About Greenfields Petroleum Corporation
Greenfields is a junior oil and natural gas corporation focused on the development and production of proven oil and gas reserves principally in the Republic of Azerbaijan. The Company plans to expand its oil and gas assets through further farm-ins, and acquisitions of Production Sharing Agreements from foreign governments containing previously discovered but under developed international oil and gas fields, also known as "greenfields". More information about the Company may be obtained on the Greenfields website at www.greenfields-petroleum.com.
United States Advisory
The securities referred to herein have not been and will not be registered under the United States Securities Act, have been offered and sold outside the United States to eligible investors pursuant to Regulation S promulgated under the U.S. Securities Act, and may not be offered, sold, or resold in the United States or to, or for the account of or benefit of, a U.S. Person (as such term is defined in Regulation S under the United States Securities Act) unless the securities are registered under the U.S. Securities Act, or an exemption from the registration requirements of the U.S. Securities Act is available.

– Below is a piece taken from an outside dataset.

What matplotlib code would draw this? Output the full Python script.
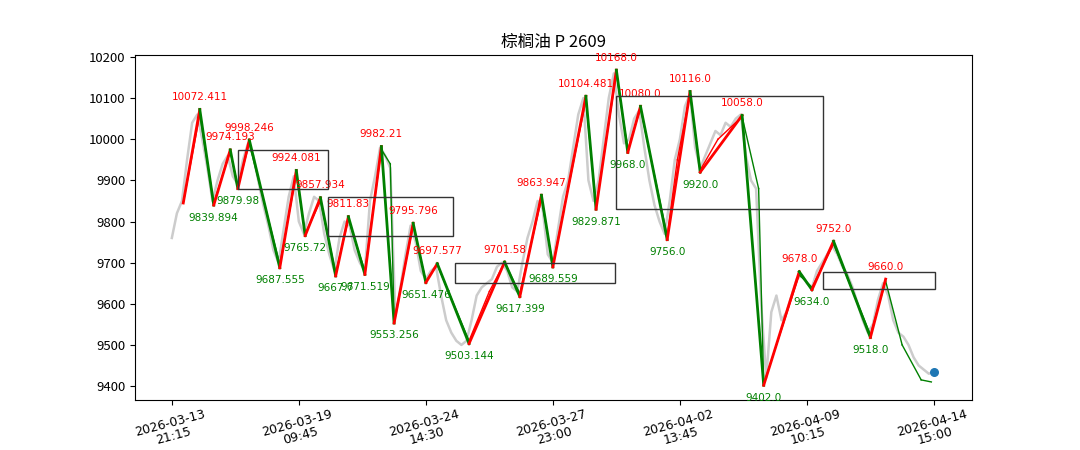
import numpy as np
import matplotlib
matplotlib.use("Agg")
import matplotlib.pyplot as plt
from matplotlib.patches import Rectangle

plt.rcParams['font.family'] = ['Noto Sans CJK SC', 'DejaVu Sans']

title = "棕榈油 P 2609"
tick_pos = [0, 100, 200, 300, 400, 500, 600]
tick_labels = ["2026-03-13\n21:15", "2026-03-19\n09:45", "2026-03-24\n14:30", "2026-03-27\n23:00",
               "2026-04-02\n13:45", "2026-04-09\n10:15", "2026-04-14\n15:00"]

gray = [9760,9820,9850,9950,10040,10060,10000,9930,9850,9900,9940,9960,9910,9890,9950,9990,9960,9900,9840,9790,
        9730,9700,9780,9860,9910,9800,9770,9820,9860,9850,9770,9720,9680,9760,9800,9790,9730,9700,9680,9850,
        9910,9980,9960,9930,9570,9640,9720,9790,9750,9680,9660,9680,9690,9620,9560,9530,9510,9500,9510,9560,
        9620,9640,9650,9660,9690,9700,9680,9640,9630,9700,9760,9800,9850,9830,9720,9700,9780,9860,9900,9980,
        10060,10100,9900,9850,9900,10000,10100,10160,10060,9990,10000,10050,10070,9980,9900,9840,9800,9770,9850,9950,
        10000,10080,10110,9980,9930,9960,9990,10020,10010,10040,10030,10050,10060,9960,9900,9880,9600,9420,9580,9620,
        9560,9580,9620,9660,9670,9650,9640,9680,9700,9720,9740,9720,9690,9670,9640,9600,9560,9530,9550,9610,
        9650,9620,9560,9530,9520,9500,9470,9450,9440,9430,9435]
gray_x = np.arange(len(gray)) * 4

piv_x = [9, 22, 33, 46, 52, 61, 85, 98, 105, 117, 129, 139, 152, 165, 175, 190, 200, 209, 234, 262, 274,
         291, 300, 326, 334, 350, 359, 369, 390, 408, 416, 449, 466, 494, 504, 521, 550, 562]
piv_y = [9845, 10072.411, 9839.894, 9974.193, 9879.98, 9998.246, 9687.555, 9924.081, 9765.72, 9857.934,
         9667.7, 9811.83, 9671.519, 9982.21, 9553.256, 9795.796, 9651.476, 9697.577, 9503.144, 9701.58,
         9617.399, 9863.947, 9689.559, 10104.481, 9829.871, 10168.0, 9968.0, 10080.0, 9756.0, 10116.0,
         9920.0, 10058.0, 9402.0, 9678.0, 9634.0, 9752.0, 9518.0, 9660.0]
piv_lbl = ["", "10072.411", "9839.894", "9974.193", "9879.98", "9998.246", "9687.555", "9924.081", "9765.72",
           "9857.934", "9667.7", "9811.83", "9671.519", "9982.21", "9553.256", "9795.796", "9651.476",
           "9697.577", "9503.144", "9701.58", "9617.399", "9863.947", "9689.559", "10104.481", "9829.871",
           "10168.0", "9968.0", "10080.0", "9756.0", "10116.0", "9920.0", "10058.0", "9402.0", "9678.0",
           "9634.0", "9752.0", "9518.0", "9660.0"]

thin_x = [9, 22, 33, 46, 52, 61, 85, 98, 105, 117, 129, 139, 152, 165, 172, 175, 190, 200, 209, 234, 250, 262,
          274, 291, 300, 326, 334, 350, 359, 369, 390, 398, 408, 416, 430, 449, 462, 466, 494, 504, 521, 550,
          562, 575, 590, 598]
thin_y = [9845, 10060, 9845, 9970, 9885, 9990, 9695, 9915, 9770, 9850, 9675, 9805, 9680, 9975, 9940, 9560,
          9790, 9655, 9695, 9510, 9630, 9700, 9625, 9855, 9695, 10095, 9835, 10160, 9975, 10075, 9765, 9950,
          10110, 9925, 10000, 10055, 9880, 9405, 9670, 9640, 9745, 9525, 9655, 9500, 9415, 9410]

boxes = [(52, 123, 9880, 9975), (123, 221, 9765, 9860), (223, 349, 9650, 9700),
         (350, 513, 9830, 10105), (513, 601, 9635, 9678)]

last_x, last_y = 600, 9435

fig = plt.figure(figsize=(10.8, 4.5), dpi=100)
ax = fig.add_axes([0.125, 0.111, 0.775, 0.767])
ax.plot(gray_x, gray, color='#cccccc', lw=1.8, zorder=1)

for i in range(len(thin_x) - 1):
    c = 'red' if thin_y[i + 1] > thin_y[i] else 'green'
    ax.plot(thin_x[i:i + 2], thin_y[i:i + 2], color=c, lw=1, zorder=2)
for i in range(len(piv_x) - 1):
    c = 'red' if piv_y[i + 1] > piv_y[i] else 'green'
    ax.plot(piv_x[i:i + 2], piv_y[i:i + 2], color=c, lw=2, zorder=3)

for i in range(1, len(piv_x)):
    if not piv_lbl[i]:
        continue
    hi = piv_y[i] > piv_y[i - 1]
    ax.text(piv_x[i], piv_y[i] + (18 if hi else -18), piv_lbl[i], color='red' if hi else 'green',
            fontsize=7.5, ha='center', va='bottom' if hi else 'top', family=['DejaVu Sans'], zorder=4)

for x0, x1, y0, y1 in boxes:
    ax.add_patch(Rectangle((x0, y0), x1 - x0, y1 - y0, fill=False, ec='#333333', lw=1, zorder=4))

ax.scatter([last_x], [last_y], s=30, color='#1f77b4', zorder=5)

ax.set_xlim(-29, 630)
ax.set_ylim(9366, 10205)
ax.set_xticks(tick_pos)
ax.set_xticklabels(tick_labels, rotation=15, family=['DejaVu Sans'], fontsize=9, linespacing=1.0)
ax.tick_params(axis='x', pad=2)
ax.tick_params(axis='y', labelsize=9.5)
ax.set_title(title, fontsize=12)
fig.savefig("out.png", dpi=100)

This press release shall not constitute an offer to sell or the solicitation of an offer to buy any securities, nor shall there be any sale of securities in any state in the United States in which such offer, solicitation or sale would be unlawful.
Forward Looking Statements
This press release contains forward-looking information that involves substantial known and unknown risks and uncertainties, most of which are beyond the control of Greenfields, including, without limitation, those listed under the headings of "Risk Factors" in Greenfields annual information form, its management information circular and similar headings in the Corporation's Management's Discussion& Analysis which may be viewed on www.sedar.com. Forward-looking information in this press release includes, but is not limited to, information concerning potential future acquisitions.
Should one or more of these risks or uncertainties materialize, or should assumptions underlying the forward-looking information prove incorrect, actual results, performance or achievements could vary materially from those expressed or implied by the forward-looking information. Accordingly, prospective investors should not place undue reliance on these forward-looking statements. These forward-looking statements are made as of the date of this press release and, other than as required by applicable securities laws, Greenfields does not assume any obligation to update or revise them to reflect new events or circumstances.
Neither the TSX Venture Exchange nor its Regulation Services Provider (as that term is defined in the policies of the TSX Venture Exchange) accepts responsibility for the adequacy or accuracy of this release.